WHAT THE TASK REQUIRES
Skip all pictures, then print the remaining material exactly.

-------------------------

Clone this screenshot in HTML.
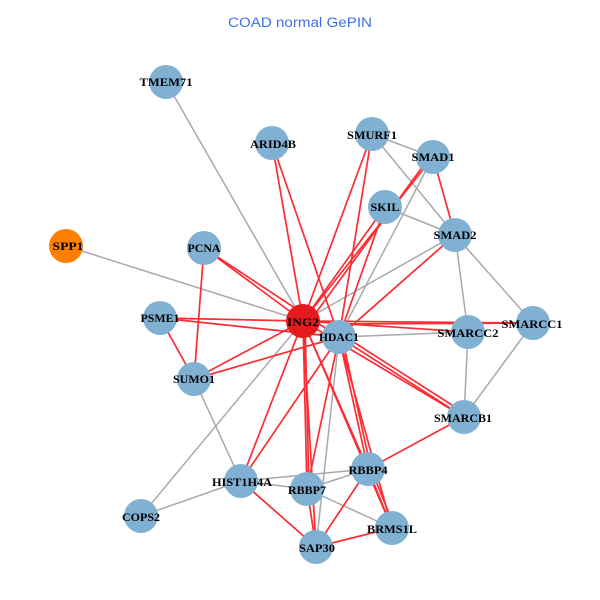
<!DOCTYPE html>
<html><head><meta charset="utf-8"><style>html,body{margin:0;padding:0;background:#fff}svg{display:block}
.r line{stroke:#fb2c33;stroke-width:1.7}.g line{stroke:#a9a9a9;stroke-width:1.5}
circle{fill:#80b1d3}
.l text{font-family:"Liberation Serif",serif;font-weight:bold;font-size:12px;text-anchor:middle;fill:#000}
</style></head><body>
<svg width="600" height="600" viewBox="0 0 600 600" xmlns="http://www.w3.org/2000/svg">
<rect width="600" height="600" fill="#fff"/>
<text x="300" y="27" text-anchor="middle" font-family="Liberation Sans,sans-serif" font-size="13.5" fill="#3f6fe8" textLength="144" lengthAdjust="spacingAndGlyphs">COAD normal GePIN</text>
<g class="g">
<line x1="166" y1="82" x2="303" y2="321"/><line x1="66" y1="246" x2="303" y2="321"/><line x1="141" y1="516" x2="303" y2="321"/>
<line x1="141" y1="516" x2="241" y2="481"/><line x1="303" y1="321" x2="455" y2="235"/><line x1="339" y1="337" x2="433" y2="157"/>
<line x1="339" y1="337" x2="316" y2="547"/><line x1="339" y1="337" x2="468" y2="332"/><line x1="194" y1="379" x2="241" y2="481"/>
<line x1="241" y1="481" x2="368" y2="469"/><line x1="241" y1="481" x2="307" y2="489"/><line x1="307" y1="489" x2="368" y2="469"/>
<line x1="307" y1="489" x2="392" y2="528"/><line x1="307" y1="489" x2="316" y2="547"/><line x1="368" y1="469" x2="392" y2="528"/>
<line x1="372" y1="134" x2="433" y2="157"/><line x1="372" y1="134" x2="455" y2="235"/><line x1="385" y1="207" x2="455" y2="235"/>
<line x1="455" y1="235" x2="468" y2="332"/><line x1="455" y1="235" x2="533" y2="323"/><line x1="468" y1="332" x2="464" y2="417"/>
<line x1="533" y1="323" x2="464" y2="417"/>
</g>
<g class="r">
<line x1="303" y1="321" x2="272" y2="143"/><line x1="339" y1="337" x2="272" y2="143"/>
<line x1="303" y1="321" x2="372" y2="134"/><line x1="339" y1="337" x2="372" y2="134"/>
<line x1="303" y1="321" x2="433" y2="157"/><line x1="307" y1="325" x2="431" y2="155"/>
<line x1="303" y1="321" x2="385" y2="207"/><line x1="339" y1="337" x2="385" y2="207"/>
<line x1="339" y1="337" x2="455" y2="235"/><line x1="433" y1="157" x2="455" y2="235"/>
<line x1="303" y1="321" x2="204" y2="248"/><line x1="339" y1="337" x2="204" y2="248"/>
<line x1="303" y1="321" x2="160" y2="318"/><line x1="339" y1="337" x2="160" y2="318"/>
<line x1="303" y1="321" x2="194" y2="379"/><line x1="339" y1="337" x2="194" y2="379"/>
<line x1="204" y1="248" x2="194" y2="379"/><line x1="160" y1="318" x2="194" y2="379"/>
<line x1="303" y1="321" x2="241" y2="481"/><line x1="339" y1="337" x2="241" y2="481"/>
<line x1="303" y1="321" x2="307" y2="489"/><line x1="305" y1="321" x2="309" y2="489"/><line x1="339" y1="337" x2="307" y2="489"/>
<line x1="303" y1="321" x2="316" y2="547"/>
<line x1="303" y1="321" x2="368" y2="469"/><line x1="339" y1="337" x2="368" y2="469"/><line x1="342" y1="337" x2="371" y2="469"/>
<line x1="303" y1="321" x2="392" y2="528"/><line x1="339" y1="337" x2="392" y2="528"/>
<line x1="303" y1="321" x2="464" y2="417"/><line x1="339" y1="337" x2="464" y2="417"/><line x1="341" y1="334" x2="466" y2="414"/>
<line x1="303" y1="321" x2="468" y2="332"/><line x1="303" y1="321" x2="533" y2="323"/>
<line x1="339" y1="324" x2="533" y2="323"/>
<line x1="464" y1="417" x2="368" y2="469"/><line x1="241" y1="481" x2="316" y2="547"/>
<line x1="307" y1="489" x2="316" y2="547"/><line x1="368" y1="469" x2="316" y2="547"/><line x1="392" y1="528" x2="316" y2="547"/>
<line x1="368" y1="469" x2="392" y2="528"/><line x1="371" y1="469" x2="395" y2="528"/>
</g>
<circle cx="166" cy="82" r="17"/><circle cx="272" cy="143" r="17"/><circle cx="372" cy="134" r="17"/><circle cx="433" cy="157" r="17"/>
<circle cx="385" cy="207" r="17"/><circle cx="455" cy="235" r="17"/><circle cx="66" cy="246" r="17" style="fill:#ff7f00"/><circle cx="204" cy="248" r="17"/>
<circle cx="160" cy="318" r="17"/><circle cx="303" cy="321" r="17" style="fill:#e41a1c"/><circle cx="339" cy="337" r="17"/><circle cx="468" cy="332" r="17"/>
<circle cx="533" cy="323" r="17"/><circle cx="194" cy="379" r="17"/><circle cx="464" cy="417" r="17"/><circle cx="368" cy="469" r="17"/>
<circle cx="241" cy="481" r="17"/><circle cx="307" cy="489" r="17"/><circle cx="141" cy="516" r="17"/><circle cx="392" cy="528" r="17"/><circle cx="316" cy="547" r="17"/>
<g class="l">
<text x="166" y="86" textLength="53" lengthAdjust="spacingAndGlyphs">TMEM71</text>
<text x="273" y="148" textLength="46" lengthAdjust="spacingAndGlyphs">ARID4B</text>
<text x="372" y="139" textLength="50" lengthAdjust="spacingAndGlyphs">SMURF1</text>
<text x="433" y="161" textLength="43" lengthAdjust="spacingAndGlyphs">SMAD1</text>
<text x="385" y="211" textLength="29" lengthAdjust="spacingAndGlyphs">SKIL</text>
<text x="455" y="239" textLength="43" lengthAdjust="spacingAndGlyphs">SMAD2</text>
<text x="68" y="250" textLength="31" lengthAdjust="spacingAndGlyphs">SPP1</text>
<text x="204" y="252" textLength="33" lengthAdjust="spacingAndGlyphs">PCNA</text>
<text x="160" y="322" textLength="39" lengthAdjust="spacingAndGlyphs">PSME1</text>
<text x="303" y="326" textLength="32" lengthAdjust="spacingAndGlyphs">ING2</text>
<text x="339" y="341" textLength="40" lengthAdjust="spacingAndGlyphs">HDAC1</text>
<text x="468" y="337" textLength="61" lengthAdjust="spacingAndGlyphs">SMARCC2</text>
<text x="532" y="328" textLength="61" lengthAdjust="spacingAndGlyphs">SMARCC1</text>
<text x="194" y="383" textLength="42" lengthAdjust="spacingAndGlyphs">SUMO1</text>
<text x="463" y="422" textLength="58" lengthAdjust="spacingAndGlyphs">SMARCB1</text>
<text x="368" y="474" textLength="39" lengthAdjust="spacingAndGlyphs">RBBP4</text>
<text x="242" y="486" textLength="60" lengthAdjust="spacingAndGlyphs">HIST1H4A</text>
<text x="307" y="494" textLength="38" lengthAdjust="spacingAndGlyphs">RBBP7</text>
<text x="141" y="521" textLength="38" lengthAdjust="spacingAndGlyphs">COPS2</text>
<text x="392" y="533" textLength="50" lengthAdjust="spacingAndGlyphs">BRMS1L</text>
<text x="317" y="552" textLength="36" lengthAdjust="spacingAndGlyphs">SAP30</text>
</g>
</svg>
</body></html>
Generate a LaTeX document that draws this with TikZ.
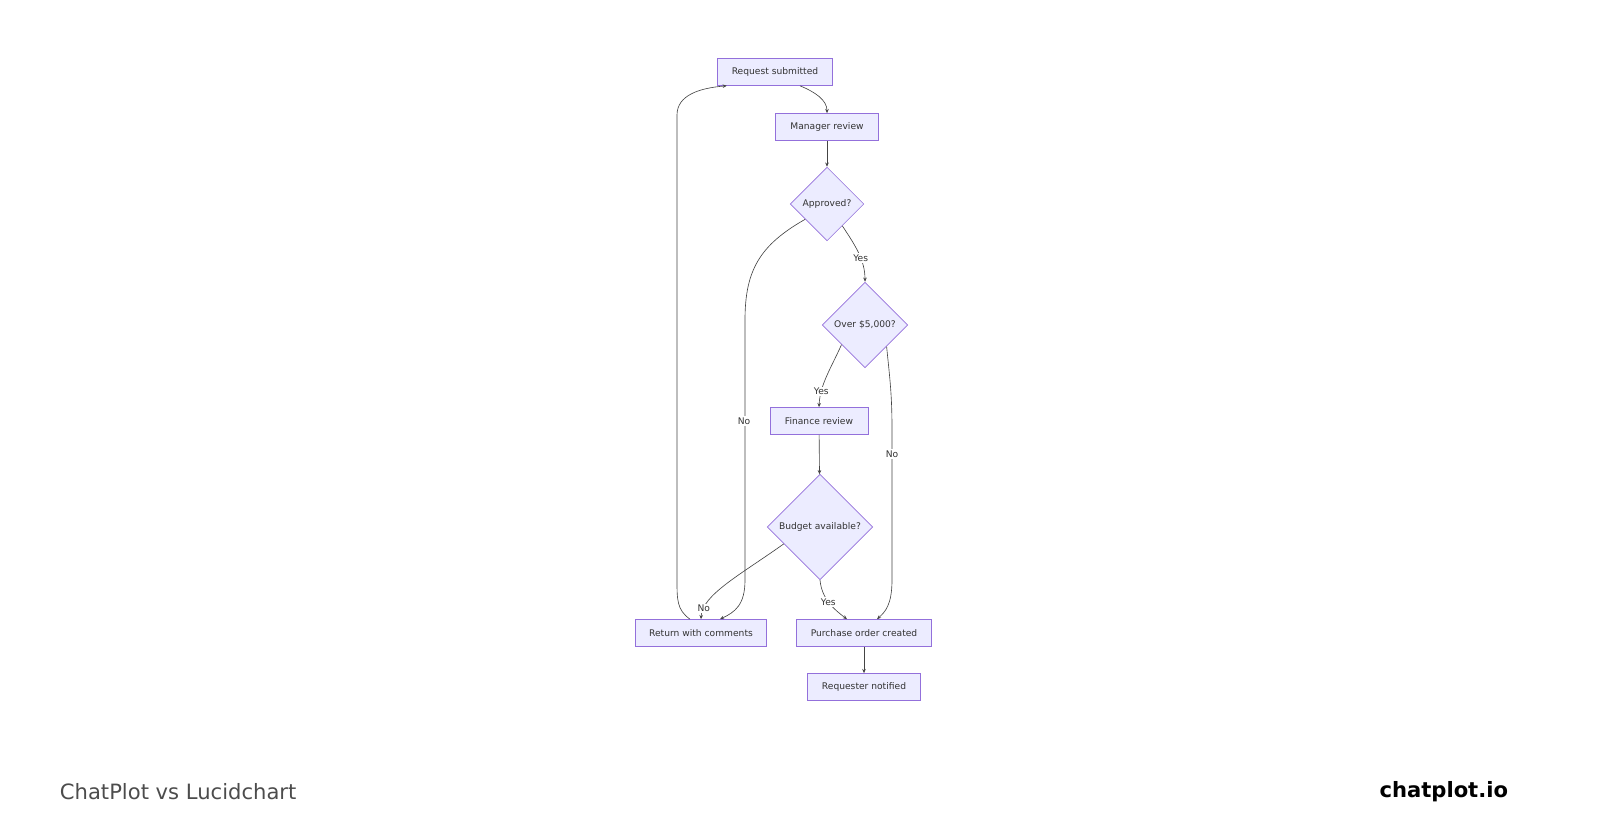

-------------------------

ANSWER TO THE PROBLEM
Clone this screenshot in HTML.
<!DOCTYPE html>
<html><head><meta charset="utf-8"><style>html,body{margin:0;padding:0;background:#fff}svg{display:block}
.r line{stroke:#fb2c33;stroke-width:1.7}.g line{stroke:#a9a9a9;stroke-width:1.5}
circle{fill:#80b1d3}
.l text{font-family:"Liberation Serif",serif;font-weight:bold;font-size:12px;text-anchor:middle;fill:#000}
</style></head><body>
<svg width="600" height="600" viewBox="0 0 600 600" xmlns="http://www.w3.org/2000/svg">
<rect width="600" height="600" fill="#fff"/>
<text x="300" y="27" text-anchor="middle" font-family="Liberation Sans,sans-serif" font-size="13.5" fill="#3f6fe8" textLength="144" lengthAdjust="spacingAndGlyphs">COAD normal GePIN</text>
<g class="g">
<line x1="166" y1="82" x2="303" y2="321"/><line x1="66" y1="246" x2="303" y2="321"/><line x1="141" y1="516" x2="303" y2="321"/>
<line x1="141" y1="516" x2="241" y2="481"/><line x1="303" y1="321" x2="455" y2="235"/><line x1="339" y1="337" x2="433" y2="157"/>
<line x1="339" y1="337" x2="316" y2="547"/><line x1="339" y1="337" x2="468" y2="332"/><line x1="194" y1="379" x2="241" y2="481"/>
<line x1="241" y1="481" x2="368" y2="469"/><line x1="241" y1="481" x2="307" y2="489"/><line x1="307" y1="489" x2="368" y2="469"/>
<line x1="307" y1="489" x2="392" y2="528"/><line x1="307" y1="489" x2="316" y2="547"/><line x1="368" y1="469" x2="392" y2="528"/>
<line x1="372" y1="134" x2="433" y2="157"/><line x1="372" y1="134" x2="455" y2="235"/><line x1="385" y1="207" x2="455" y2="235"/>
<line x1="455" y1="235" x2="468" y2="332"/><line x1="455" y1="235" x2="533" y2="323"/><line x1="468" y1="332" x2="464" y2="417"/>
<line x1="533" y1="323" x2="464" y2="417"/>
</g>
<g class="r">
<line x1="303" y1="321" x2="272" y2="143"/><line x1="339" y1="337" x2="272" y2="143"/>
<line x1="303" y1="321" x2="372" y2="134"/><line x1="339" y1="337" x2="372" y2="134"/>
<line x1="303" y1="321" x2="433" y2="157"/><line x1="307" y1="325" x2="431" y2="155"/>
<line x1="303" y1="321" x2="385" y2="207"/><line x1="339" y1="337" x2="385" y2="207"/>
<line x1="339" y1="337" x2="455" y2="235"/><line x1="433" y1="157" x2="455" y2="235"/>
<line x1="303" y1="321" x2="204" y2="248"/><line x1="339" y1="337" x2="204" y2="248"/>
<line x1="303" y1="321" x2="160" y2="318"/><line x1="339" y1="337" x2="160" y2="318"/>
<line x1="303" y1="321" x2="194" y2="379"/><line x1="339" y1="337" x2="194" y2="379"/>
<line x1="204" y1="248" x2="194" y2="379"/><line x1="160" y1="318" x2="194" y2="379"/>
<line x1="303" y1="321" x2="241" y2="481"/><line x1="339" y1="337" x2="241" y2="481"/>
<line x1="303" y1="321" x2="307" y2="489"/><line x1="305" y1="321" x2="309" y2="489"/><line x1="339" y1="337" x2="307" y2="489"/>
<line x1="303" y1="321" x2="316" y2="547"/>
<line x1="303" y1="321" x2="368" y2="469"/><line x1="339" y1="337" x2="368" y2="469"/><line x1="342" y1="337" x2="371" y2="469"/>
<line x1="303" y1="321" x2="392" y2="528"/><line x1="339" y1="337" x2="392" y2="528"/>
<line x1="303" y1="321" x2="464" y2="417"/><line x1="339" y1="337" x2="464" y2="417"/><line x1="341" y1="334" x2="466" y2="414"/>
<line x1="303" y1="321" x2="468" y2="332"/><line x1="303" y1="321" x2="533" y2="323"/>
<line x1="339" y1="324" x2="533" y2="323"/>
<line x1="464" y1="417" x2="368" y2="469"/><line x1="241" y1="481" x2="316" y2="547"/>
<line x1="307" y1="489" x2="316" y2="547"/><line x1="368" y1="469" x2="316" y2="547"/><line x1="392" y1="528" x2="316" y2="547"/>
<line x1="368" y1="469" x2="392" y2="528"/><line x1="371" y1="469" x2="395" y2="528"/>
</g>
<circle cx="166" cy="82" r="17"/><circle cx="272" cy="143" r="17"/><circle cx="372" cy="134" r="17"/><circle cx="433" cy="157" r="17"/>
<circle cx="385" cy="207" r="17"/><circle cx="455" cy="235" r="17"/><circle cx="66" cy="246" r="17" style="fill:#ff7f00"/><circle cx="204" cy="248" r="17"/>
<circle cx="160" cy="318" r="17"/><circle cx="303" cy="321" r="17" style="fill:#e41a1c"/><circle cx="339" cy="337" r="17"/><circle cx="468" cy="332" r="17"/>
<circle cx="533" cy="323" r="17"/><circle cx="194" cy="379" r="17"/><circle cx="464" cy="417" r="17"/><circle cx="368" cy="469" r="17"/>
<circle cx="241" cy="481" r="17"/><circle cx="307" cy="489" r="17"/><circle cx="141" cy="516" r="17"/><circle cx="392" cy="528" r="17"/><circle cx="316" cy="547" r="17"/>
<g class="l">
<text x="166" y="86" textLength="53" lengthAdjust="spacingAndGlyphs">TMEM71</text>
<text x="273" y="148" textLength="46" lengthAdjust="spacingAndGlyphs">ARID4B</text>
<text x="372" y="139" textLength="50" lengthAdjust="spacingAndGlyphs">SMURF1</text>
<text x="433" y="161" textLength="43" lengthAdjust="spacingAndGlyphs">SMAD1</text>
<text x="385" y="211" textLength="29" lengthAdjust="spacingAndGlyphs">SKIL</text>
<text x="455" y="239" textLength="43" lengthAdjust="spacingAndGlyphs">SMAD2</text>
<text x="68" y="250" textLength="31" lengthAdjust="spacingAndGlyphs">SPP1</text>
<text x="204" y="252" textLength="33" lengthAdjust="spacingAndGlyphs">PCNA</text>
<text x="160" y="322" textLength="39" lengthAdjust="spacingAndGlyphs">PSME1</text>
<text x="303" y="326" textLength="32" lengthAdjust="spacingAndGlyphs">ING2</text>
<text x="339" y="341" textLength="40" lengthAdjust="spacingAndGlyphs">HDAC1</text>
<text x="468" y="337" textLength="61" lengthAdjust="spacingAndGlyphs">SMARCC2</text>
<text x="532" y="328" textLength="61" lengthAdjust="spacingAndGlyphs">SMARCC1</text>
<text x="194" y="383" textLength="42" lengthAdjust="spacingAndGlyphs">SUMO1</text>
<text x="463" y="422" textLength="58" lengthAdjust="spacingAndGlyphs">SMARCB1</text>
<text x="368" y="474" textLength="39" lengthAdjust="spacingAndGlyphs">RBBP4</text>
<text x="242" y="486" textLength="60" lengthAdjust="spacingAndGlyphs">HIST1H4A</text>
<text x="307" y="494" textLength="38" lengthAdjust="spacingAndGlyphs">RBBP7</text>
<text x="141" y="521" textLength="38" lengthAdjust="spacingAndGlyphs">COPS2</text>
<text x="392" y="533" textLength="50" lengthAdjust="spacingAndGlyphs">BRMS1L</text>
<text x="317" y="552" textLength="36" lengthAdjust="spacingAndGlyphs">SAP30</text>
</g>
</svg>
</body></html>
Generate a LaTeX document that draws this with TikZ.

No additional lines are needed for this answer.